▸ **Task to carry out**: Skip all pictures, then print the remaining material exactly.

*** Data provided

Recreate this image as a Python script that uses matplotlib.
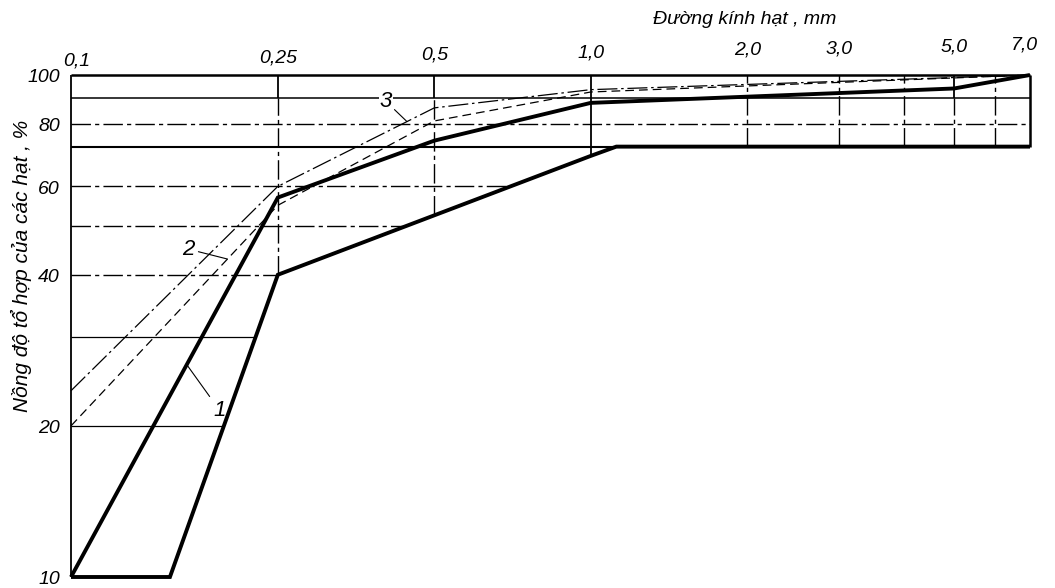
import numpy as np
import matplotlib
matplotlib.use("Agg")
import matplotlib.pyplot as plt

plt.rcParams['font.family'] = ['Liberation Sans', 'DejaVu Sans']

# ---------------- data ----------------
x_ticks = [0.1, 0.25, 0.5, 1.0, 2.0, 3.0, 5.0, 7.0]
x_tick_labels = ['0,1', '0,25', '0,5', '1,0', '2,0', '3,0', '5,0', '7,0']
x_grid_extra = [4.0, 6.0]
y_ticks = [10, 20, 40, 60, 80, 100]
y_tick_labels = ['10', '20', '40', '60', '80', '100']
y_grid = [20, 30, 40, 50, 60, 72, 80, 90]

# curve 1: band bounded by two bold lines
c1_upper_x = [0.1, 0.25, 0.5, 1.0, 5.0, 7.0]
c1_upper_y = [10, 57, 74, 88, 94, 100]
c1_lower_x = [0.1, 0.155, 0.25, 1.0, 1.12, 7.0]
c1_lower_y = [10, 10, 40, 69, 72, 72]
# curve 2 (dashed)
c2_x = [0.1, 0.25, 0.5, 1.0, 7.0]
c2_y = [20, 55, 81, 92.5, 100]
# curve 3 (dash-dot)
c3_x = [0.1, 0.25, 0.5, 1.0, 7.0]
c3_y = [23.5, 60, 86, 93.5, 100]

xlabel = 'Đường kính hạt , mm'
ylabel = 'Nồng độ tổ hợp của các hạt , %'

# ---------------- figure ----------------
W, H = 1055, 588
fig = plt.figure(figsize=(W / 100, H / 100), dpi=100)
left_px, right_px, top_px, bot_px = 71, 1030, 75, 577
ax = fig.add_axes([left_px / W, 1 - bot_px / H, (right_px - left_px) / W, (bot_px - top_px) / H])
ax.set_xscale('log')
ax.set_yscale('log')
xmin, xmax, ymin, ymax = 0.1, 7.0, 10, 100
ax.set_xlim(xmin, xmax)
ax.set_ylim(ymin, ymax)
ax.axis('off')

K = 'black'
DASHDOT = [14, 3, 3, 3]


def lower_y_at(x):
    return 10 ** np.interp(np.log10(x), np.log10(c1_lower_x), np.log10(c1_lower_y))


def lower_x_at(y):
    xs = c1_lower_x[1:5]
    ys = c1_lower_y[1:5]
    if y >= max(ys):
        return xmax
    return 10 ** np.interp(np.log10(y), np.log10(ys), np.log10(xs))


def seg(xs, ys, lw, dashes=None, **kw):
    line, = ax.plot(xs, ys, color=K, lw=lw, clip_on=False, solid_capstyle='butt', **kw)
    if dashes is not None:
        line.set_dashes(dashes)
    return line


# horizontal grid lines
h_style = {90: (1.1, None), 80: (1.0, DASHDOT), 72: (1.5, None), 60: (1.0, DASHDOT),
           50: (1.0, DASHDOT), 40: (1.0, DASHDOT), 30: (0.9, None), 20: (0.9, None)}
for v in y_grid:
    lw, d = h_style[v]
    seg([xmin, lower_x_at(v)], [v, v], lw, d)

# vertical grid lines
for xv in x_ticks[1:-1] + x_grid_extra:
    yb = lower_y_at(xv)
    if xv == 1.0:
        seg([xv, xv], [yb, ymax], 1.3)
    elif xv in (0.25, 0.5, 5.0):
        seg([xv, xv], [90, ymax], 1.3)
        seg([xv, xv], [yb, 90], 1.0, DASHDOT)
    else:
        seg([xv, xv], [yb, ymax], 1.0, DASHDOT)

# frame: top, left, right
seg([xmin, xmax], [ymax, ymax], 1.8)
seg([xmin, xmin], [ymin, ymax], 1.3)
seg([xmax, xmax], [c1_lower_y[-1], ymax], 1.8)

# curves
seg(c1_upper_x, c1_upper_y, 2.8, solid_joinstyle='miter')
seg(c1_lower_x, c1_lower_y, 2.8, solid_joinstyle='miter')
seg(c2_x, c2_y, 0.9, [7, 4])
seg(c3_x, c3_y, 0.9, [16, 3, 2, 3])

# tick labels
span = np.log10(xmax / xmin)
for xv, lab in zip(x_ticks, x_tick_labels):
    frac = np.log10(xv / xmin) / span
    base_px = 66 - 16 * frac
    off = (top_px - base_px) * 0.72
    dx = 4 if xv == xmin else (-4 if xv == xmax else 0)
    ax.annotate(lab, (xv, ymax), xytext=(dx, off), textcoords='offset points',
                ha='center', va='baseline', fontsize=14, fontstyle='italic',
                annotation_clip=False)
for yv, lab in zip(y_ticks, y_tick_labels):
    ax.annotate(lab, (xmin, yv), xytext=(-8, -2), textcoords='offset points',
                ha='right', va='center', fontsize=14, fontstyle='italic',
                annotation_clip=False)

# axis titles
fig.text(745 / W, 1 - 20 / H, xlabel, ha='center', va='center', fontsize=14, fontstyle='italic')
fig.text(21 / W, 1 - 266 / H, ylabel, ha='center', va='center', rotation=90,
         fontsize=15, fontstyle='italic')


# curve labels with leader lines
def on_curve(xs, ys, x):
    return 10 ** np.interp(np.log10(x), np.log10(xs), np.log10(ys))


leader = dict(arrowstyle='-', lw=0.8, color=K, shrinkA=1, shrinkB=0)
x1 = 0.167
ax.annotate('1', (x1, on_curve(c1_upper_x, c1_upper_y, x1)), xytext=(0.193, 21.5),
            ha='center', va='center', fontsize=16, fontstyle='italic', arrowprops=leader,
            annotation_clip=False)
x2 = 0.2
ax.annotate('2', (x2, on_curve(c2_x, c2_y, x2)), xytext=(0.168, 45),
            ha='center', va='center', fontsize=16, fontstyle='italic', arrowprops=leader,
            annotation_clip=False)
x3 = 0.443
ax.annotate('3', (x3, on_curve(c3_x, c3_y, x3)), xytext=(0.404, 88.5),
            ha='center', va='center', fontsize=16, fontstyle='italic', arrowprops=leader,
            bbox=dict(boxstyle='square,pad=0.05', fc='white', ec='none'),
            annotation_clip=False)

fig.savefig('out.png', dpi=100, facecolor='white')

******

▸ **Result**:
Recreate this image as a Python script that uses matplotlib.
import numpy as np
import matplotlib
matplotlib.use("Agg")
import matplotlib.pyplot as plt

plt.rcParams['font.family'] = ['Liberation Sans', 'DejaVu Sans']

# ---------------- data ----------------
x_ticks = [0.1, 0.25, 0.5, 1.0, 2.0, 3.0, 5.0, 7.0]
x_tick_labels = ['0,1', '0,25', '0,5', '1,0', '2,0', '3,0', '5,0', '7,0']
x_grid_extra = [4.0, 6.0]
y_ticks = [10, 20, 40, 60, 80, 100]
y_tick_labels = ['10', '20', '40', '60', '80', '100']
y_grid = [20, 30, 40, 50, 60, 72, 80, 90]

# curve 1: band bounded by two bold lines
c1_upper_x = [0.1, 0.25, 0.5, 1.0, 5.0, 7.0]
c1_upper_y = [10, 57, 74, 88, 94, 100]
c1_lower_x = [0.1, 0.155, 0.25, 1.0, 1.12, 7.0]
c1_lower_y = [10, 10, 40, 69, 72, 72]
# curve 2 (dashed)
c2_x = [0.1, 0.25, 0.5, 1.0, 7.0]
c2_y = [20, 55, 81, 92.5, 100]
# curve 3 (dash-dot)
c3_x = [0.1, 0.25, 0.5, 1.0, 7.0]
c3_y = [23.5, 60, 86, 93.5, 100]

xlabel = 'Đường kính hạt , mm'
ylabel = 'Nồng độ tổ hợp của các hạt , %'

# ---------------- figure ----------------
W, H = 1055, 588
fig = plt.figure(figsize=(W / 100, H / 100), dpi=100)
left_px, right_px, top_px, bot_px = 71, 1030, 75, 577
ax = fig.add_axes([left_px / W, 1 - bot_px / H, (right_px - left_px) / W, (bot_px - top_px) / H])
ax.set_xscale('log')
ax.set_yscale('log')
xmin, xmax, ymin, ymax = 0.1, 7.0, 10, 100
ax.set_xlim(xmin, xmax)
ax.set_ylim(ymin, ymax)
ax.axis('off')

K = 'black'
DASHDOT = [14, 3, 3, 3]


def lower_y_at(x):
    return 10 ** np.interp(np.log10(x), np.log10(c1_lower_x), np.log10(c1_lower_y))


def lower_x_at(y):
    xs = c1_lower_x[1:5]
    ys = c1_lower_y[1:5]
    if y >= max(ys):
        return xmax
    return 10 ** np.interp(np.log10(y), np.log10(ys), np.log10(xs))


def seg(xs, ys, lw, dashes=None, **kw):
    line, = ax.plot(xs, ys, color=K, lw=lw, clip_on=False, solid_capstyle='butt', **kw)
    if dashes is not None:
        line.set_dashes(dashes)
    return line


# horizontal grid lines
h_style = {90: (1.1, None), 80: (1.0, DASHDOT), 72: (1.5, None), 60: (1.0, DASHDOT),
           50: (1.0, DASHDOT), 40: (1.0, DASHDOT), 30: (0.9, None), 20: (0.9, None)}
for v in y_grid:
    lw, d = h_style[v]
    seg([xmin, lower_x_at(v)], [v, v], lw, d)

# vertical grid lines
for xv in x_ticks[1:-1] + x_grid_extra:
    yb = lower_y_at(xv)
    if xv == 1.0:
        seg([xv, xv], [yb, ymax], 1.3)
    elif xv in (0.25, 0.5, 5.0):
        seg([xv, xv], [90, ymax], 1.3)
        seg([xv, xv], [yb, 90], 1.0, DASHDOT)
    else:
        seg([xv, xv], [yb, ymax], 1.0, DASHDOT)

# frame: top, left, right
seg([xmin, xmax], [ymax, ymax], 1.8)
seg([xmin, xmin], [ymin, ymax], 1.3)
seg([xmax, xmax], [c1_lower_y[-1], ymax], 1.8)

# curves
seg(c1_upper_x, c1_upper_y, 2.8, solid_joinstyle='miter')
seg(c1_lower_x, c1_lower_y, 2.8, solid_joinstyle='miter')
seg(c2_x, c2_y, 0.9, [7, 4])
seg(c3_x, c3_y, 0.9, [16, 3, 2, 3])

# tick labels
span = np.log10(xmax / xmin)
for xv, lab in zip(x_ticks, x_tick_labels):
    frac = np.log10(xv / xmin) / span
    base_px = 66 - 16 * frac
    off = (top_px - base_px) * 0.72
    dx = 4 if xv == xmin else (-4 if xv == xmax else 0)
    ax.annotate(lab, (xv, ymax), xytext=(dx, off), textcoords='offset points',
                ha='center', va='baseline', fontsize=14, fontstyle='italic',
                annotation_clip=False)
for yv, lab in zip(y_ticks, y_tick_labels):
    ax.annotate(lab, (xmin, yv), xytext=(-8, -2), textcoords='offset points',
                ha='right', va='center', fontsize=14, fontstyle='italic',
                annotation_clip=False)

# axis titles
fig.text(745 / W, 1 - 20 / H, xlabel, ha='center', va='center', fontsize=14, fontstyle='italic')
fig.text(21 / W, 1 - 266 / H, ylabel, ha='center', va='center', rotation=90,
         fontsize=15, fontstyle='italic')


# curve labels with leader lines
def on_curve(xs, ys, x):
    return 10 ** np.interp(np.log10(x), np.log10(xs), np.log10(ys))


leader = dict(arrowstyle='-', lw=0.8, color=K, shrinkA=1, shrinkB=0)
x1 = 0.167
ax.annotate('1', (x1, on_curve(c1_upper_x, c1_upper_y, x1)), xytext=(0.193, 21.5),
            ha='center', va='center', fontsize=16, fontstyle='italic', arrowprops=leader,
            annotation_clip=False)
x2 = 0.2
ax.annotate('2', (x2, on_curve(c2_x, c2_y, x2)), xytext=(0.168, 45),
            ha='center', va='center', fontsize=16, fontstyle='italic', arrowprops=leader,
            annotation_clip=False)
x3 = 0.443
ax.annotate('3', (x3, on_curve(c3_x, c3_y, x3)), xytext=(0.404, 88.5),
            ha='center', va='center', fontsize=16, fontstyle='italic', arrowprops=leader,
            bbox=dict(boxstyle='square,pad=0.05', fc='white', ec='none'),
            annotation_clip=False)

fig.savefig('out.png', dpi=100, facecolor='white')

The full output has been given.